Cynthia Johnson and Vanessa Ravare are charged with using forged Capital One credit cards and fake drives licenses to illegally take tens of thousands of dollars of cash advances up and down the Interstate 70 corridor. The alleged crime spree encompassed Summit, Eagle, Garfield and Mesa counties.
Among other things, authorities are waiting to see what other information rolls in, as well as more on Johnson’s previous criminal activity in California. She’s on felony probation in California, said Heidi McCollum, assistant district attorney who’s handling the case.
California’s probation officials say she missed a meeting and issued an arrest warrant for her. It turns out she missed the meeting because she is in the Eagle County jail.
The bond was in Santa Clara County. She was released from Folsom Prison after serving a stint for similar charges, McCollum said.
There also may be an arrest warrant from Lincoln County, California.
What prosecutors say they did
The suspects allegedly used a scheme between banks, attempting to get cash advances on forged Capital One credit cards and using false identification. When the cards were denied, they reportedly told tellers that the credit card company was not aware of their travel plans and told bank employees to call the number on the back of the card. For that call, another accomplice would pose as a Capital One customer service representative.
Johnson’s preliminary hearing was postponed Tuesday at the request of defense attorney Thea Reiff, chief public defender for the 5th Judicial District.
Alpine Bank officials told investigators they lost $37,000. Customers did not lose one dime of that, said Mike Brown with Alpine Bank.
This was a larger enterprise with the funds going somewhere else, Reiff said.
Johnson does not have the money or have access to it, but several others do, some of whom are known to prosecutors, McCollum said.
Reiff said Johnson was headed to Denver for a housework job when she was caught up in this alleged crime spree.
No bond reduction
Reiff asked District Court Judge Paul Dunkelman to reduce Johnson’s $100,000 bond.
“The nature of these crimes indicates sophistication in identity theft,” McCollum said. “With a 96-year maximum hanging over her head, if Ms. Johnson makes this bond, the court will never see her again.”

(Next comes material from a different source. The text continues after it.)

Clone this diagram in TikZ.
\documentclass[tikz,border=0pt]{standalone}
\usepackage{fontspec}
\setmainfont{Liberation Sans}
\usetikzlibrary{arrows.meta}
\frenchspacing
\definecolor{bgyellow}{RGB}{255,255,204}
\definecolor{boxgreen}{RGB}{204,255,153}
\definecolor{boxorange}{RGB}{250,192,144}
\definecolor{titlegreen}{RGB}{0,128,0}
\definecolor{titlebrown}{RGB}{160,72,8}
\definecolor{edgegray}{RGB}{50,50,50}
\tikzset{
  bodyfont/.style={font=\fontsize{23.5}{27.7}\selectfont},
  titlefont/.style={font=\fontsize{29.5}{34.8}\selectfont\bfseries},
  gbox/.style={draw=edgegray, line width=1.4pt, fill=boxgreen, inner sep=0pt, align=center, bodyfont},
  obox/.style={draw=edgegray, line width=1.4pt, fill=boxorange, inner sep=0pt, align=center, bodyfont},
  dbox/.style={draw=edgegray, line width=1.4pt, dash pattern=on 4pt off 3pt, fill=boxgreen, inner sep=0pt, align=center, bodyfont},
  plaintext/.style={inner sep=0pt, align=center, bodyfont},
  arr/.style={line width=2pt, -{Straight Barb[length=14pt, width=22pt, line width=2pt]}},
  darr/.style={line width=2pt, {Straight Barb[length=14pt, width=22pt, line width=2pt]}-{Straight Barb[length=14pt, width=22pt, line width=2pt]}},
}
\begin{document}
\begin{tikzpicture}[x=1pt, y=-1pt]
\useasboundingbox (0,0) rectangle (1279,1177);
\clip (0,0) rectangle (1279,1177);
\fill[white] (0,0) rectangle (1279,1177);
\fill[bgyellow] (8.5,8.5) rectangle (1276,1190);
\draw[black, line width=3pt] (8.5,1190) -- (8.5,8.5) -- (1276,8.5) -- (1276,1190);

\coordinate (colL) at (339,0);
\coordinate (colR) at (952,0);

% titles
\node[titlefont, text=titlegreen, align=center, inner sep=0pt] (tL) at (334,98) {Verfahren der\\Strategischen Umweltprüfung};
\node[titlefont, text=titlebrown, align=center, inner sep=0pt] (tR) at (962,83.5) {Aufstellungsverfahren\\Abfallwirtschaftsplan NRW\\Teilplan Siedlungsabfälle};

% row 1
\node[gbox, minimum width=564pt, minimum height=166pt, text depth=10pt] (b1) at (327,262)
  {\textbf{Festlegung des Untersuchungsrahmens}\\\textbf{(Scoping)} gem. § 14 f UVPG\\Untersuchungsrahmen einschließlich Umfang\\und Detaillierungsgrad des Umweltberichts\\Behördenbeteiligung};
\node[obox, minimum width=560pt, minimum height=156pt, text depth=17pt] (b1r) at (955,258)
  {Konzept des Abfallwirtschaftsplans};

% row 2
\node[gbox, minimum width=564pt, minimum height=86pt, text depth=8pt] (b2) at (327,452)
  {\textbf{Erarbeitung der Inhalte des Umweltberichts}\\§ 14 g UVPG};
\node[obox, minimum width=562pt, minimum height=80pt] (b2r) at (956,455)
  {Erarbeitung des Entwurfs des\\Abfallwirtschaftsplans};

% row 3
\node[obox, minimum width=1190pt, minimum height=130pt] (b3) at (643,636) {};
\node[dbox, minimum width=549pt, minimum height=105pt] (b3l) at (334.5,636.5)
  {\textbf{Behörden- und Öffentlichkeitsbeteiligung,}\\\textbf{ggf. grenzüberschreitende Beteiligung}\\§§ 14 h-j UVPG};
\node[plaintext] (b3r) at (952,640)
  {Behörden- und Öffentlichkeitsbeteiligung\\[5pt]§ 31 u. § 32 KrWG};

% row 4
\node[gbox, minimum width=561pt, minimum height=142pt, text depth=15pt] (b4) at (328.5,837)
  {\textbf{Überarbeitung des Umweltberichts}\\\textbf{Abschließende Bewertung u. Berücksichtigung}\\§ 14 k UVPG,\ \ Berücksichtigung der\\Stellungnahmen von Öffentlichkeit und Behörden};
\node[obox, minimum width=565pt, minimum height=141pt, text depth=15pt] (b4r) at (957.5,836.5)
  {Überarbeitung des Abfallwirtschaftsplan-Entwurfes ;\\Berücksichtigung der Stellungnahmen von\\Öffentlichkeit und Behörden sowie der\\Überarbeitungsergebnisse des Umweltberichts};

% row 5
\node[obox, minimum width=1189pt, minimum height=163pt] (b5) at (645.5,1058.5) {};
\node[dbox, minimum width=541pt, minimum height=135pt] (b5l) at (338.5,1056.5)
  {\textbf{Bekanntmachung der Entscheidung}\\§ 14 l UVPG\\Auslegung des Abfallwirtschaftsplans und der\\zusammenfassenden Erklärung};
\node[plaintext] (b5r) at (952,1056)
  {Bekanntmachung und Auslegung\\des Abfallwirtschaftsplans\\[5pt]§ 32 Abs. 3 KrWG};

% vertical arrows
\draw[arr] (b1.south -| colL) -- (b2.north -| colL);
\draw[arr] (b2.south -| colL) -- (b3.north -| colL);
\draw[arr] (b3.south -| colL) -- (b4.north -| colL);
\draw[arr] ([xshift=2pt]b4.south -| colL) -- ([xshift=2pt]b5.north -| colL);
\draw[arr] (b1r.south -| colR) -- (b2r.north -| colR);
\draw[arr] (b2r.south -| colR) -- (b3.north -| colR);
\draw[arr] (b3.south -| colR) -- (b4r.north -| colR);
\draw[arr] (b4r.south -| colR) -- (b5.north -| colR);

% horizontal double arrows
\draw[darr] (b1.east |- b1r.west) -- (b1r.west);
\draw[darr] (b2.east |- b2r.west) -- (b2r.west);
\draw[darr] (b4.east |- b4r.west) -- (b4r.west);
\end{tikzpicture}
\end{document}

Johnson’s preliminary was postponed to 9 a.m. Jan. 6, and will probably take more than a day. Agencies from around the state are involved, and will be asked to testify.

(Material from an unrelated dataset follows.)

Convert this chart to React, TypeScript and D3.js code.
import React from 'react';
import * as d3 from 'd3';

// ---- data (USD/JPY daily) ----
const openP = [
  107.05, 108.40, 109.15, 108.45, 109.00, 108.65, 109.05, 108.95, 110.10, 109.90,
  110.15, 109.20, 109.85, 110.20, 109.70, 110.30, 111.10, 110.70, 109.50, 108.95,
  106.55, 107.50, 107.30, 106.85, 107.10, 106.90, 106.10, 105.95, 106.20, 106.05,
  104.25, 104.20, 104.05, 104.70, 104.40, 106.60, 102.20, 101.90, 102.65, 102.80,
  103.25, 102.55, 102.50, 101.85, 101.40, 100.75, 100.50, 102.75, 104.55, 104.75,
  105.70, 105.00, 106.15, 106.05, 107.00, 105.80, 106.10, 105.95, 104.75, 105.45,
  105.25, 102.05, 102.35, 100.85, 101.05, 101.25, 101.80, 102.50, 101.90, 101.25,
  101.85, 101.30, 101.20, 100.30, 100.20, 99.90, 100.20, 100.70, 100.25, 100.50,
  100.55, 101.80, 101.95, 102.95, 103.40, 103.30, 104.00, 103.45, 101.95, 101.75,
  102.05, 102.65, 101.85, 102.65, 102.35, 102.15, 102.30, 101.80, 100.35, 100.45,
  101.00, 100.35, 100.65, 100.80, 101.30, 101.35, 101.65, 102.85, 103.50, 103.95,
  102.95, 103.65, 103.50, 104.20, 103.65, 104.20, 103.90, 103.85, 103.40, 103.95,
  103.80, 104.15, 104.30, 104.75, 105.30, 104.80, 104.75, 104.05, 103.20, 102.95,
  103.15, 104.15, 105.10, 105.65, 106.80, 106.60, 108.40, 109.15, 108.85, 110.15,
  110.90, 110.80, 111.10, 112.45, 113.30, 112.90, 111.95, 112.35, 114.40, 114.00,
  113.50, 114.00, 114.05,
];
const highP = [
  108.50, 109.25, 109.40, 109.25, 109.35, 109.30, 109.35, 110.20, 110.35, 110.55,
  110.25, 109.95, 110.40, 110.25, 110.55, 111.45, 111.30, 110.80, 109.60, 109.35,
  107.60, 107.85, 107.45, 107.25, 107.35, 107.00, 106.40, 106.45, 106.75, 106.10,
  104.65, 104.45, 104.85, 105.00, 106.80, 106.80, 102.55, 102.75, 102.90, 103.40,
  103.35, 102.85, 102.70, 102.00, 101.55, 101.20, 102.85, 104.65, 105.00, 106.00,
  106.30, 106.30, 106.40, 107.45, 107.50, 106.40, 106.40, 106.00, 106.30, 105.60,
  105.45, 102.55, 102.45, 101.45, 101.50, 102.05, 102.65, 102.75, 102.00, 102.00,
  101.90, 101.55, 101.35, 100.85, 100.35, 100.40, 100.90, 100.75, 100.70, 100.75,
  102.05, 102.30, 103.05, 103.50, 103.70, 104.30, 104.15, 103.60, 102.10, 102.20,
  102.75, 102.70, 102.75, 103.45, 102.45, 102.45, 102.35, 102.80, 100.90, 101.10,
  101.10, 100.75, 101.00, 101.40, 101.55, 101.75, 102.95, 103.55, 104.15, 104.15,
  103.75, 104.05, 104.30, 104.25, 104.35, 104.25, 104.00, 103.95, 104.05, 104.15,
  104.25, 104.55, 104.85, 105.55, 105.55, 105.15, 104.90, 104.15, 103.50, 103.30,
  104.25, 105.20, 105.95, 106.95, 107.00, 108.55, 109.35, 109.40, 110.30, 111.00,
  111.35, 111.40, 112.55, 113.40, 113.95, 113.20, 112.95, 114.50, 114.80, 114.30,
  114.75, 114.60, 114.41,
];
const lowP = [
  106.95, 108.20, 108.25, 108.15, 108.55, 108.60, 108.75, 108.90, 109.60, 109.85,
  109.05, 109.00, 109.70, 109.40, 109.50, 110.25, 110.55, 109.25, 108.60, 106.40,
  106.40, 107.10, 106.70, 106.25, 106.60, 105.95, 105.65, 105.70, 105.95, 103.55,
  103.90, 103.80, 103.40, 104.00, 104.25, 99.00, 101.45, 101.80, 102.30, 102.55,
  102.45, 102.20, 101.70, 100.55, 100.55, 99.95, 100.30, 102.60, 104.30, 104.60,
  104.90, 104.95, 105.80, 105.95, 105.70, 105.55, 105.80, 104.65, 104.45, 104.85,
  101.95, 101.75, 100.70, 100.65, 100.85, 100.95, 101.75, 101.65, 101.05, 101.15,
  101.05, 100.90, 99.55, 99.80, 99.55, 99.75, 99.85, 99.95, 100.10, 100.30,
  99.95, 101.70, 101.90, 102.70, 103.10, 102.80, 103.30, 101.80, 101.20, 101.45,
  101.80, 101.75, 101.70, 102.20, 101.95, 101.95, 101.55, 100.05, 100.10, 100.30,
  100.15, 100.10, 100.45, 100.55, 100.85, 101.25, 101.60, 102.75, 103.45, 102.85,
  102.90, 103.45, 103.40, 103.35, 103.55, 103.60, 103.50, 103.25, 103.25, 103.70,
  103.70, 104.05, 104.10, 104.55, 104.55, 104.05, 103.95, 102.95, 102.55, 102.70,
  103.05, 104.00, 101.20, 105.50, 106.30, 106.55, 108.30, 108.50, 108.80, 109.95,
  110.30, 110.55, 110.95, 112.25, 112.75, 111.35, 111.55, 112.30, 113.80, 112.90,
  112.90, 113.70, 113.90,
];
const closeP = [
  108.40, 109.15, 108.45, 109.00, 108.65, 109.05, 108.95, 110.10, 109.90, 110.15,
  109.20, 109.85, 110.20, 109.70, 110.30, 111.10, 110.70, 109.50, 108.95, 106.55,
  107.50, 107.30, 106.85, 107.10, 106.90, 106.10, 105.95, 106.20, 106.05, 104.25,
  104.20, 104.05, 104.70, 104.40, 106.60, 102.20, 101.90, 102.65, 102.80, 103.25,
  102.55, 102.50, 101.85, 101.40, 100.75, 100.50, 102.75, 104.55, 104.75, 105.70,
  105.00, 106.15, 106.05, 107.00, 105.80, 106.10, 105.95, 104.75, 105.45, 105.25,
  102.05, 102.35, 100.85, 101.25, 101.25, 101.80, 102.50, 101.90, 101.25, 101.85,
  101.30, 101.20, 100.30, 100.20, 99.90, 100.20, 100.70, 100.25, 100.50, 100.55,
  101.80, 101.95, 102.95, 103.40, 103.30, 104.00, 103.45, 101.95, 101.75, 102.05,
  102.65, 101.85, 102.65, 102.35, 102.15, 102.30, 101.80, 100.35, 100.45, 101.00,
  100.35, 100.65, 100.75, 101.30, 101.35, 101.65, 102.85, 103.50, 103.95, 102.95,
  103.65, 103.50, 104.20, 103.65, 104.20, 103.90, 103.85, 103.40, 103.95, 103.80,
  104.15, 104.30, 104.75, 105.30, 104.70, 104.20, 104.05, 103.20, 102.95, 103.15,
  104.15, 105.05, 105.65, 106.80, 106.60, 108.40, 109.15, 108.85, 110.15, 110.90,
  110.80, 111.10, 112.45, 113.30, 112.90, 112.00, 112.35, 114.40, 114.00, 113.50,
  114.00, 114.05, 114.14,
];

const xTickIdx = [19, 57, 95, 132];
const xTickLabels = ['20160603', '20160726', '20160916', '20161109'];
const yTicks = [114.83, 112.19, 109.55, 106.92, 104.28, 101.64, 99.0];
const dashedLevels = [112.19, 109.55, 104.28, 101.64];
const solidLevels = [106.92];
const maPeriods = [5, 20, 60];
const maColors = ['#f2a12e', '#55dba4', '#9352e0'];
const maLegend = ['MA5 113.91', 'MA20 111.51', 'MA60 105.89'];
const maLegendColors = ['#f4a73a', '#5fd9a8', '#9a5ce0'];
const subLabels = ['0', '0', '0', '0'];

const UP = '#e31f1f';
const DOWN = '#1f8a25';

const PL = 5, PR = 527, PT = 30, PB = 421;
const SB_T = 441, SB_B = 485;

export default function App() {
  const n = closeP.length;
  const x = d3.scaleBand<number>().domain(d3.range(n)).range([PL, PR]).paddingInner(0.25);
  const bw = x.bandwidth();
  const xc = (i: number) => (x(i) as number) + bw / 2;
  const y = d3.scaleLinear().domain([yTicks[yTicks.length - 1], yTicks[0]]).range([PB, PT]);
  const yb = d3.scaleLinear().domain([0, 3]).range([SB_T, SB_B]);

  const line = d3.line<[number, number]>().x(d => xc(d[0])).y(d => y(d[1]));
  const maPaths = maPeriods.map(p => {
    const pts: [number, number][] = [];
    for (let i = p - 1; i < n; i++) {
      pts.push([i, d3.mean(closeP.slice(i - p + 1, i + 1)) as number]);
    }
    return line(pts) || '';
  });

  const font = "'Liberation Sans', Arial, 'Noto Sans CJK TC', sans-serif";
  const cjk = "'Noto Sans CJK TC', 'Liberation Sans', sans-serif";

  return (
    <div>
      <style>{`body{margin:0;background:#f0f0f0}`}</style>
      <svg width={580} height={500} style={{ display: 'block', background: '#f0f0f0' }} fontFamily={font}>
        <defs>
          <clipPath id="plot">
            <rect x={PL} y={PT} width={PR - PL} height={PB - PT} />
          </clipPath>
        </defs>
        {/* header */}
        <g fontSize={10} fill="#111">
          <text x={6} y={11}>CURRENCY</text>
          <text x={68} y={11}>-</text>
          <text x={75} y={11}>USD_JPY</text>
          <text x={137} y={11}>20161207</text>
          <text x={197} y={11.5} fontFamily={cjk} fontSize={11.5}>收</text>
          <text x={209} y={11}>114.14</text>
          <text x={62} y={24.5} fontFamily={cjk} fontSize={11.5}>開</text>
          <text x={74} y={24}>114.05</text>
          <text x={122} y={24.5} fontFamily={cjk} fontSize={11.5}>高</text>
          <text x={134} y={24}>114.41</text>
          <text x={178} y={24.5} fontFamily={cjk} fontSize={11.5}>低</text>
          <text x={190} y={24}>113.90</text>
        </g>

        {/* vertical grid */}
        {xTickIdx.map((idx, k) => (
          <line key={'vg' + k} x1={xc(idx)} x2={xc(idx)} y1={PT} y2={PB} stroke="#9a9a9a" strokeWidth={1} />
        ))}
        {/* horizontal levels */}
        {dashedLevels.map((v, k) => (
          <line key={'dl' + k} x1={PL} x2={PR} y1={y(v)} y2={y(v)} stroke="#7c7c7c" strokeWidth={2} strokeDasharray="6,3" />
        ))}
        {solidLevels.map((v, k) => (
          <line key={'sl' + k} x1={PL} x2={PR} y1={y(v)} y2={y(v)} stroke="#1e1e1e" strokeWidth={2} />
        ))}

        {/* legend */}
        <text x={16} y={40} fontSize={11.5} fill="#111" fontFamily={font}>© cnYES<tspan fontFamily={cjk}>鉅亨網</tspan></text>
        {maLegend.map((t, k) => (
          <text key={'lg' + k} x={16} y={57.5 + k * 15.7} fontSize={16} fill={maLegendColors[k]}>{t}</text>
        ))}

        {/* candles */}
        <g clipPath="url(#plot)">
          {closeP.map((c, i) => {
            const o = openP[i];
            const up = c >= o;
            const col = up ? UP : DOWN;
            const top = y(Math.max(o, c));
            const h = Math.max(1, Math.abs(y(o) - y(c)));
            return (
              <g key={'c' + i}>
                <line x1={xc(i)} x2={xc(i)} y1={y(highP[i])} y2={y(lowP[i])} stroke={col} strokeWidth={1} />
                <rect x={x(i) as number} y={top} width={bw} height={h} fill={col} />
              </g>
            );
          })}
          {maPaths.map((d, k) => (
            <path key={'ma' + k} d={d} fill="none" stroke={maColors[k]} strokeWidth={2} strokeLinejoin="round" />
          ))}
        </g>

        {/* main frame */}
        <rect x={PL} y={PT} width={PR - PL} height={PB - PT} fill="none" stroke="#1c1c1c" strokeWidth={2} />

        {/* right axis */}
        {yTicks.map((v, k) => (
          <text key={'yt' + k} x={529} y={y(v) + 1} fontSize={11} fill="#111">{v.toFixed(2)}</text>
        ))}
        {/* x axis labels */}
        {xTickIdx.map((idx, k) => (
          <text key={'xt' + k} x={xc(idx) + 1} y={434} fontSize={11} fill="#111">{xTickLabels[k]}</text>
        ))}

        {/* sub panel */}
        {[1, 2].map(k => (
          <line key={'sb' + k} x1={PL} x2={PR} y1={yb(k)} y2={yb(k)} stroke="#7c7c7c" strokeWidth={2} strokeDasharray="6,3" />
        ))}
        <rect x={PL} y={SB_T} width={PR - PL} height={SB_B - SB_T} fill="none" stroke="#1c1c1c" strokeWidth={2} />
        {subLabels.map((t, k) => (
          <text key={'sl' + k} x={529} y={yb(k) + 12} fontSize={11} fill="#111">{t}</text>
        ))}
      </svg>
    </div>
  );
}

“With the additional information coming, this will easily be a two-day proceeding,” McCollum said.
Among other issues, Johnson is being referred to as Jacquelyn Murray, who is one of her victims, McCollum said.
“Each time Johnson is referred to as Jacquelyn Murray, it re-victimizes Ms. Murray. I’d like the court to ask her what her name is,” McCollum said.
Ravare made her first appearance Tuesday in Dunkelman’s courtroom.
Ravare’s Summit County charges were consolidated into the Eagle County case. She’s currently being held on $50,000 bond.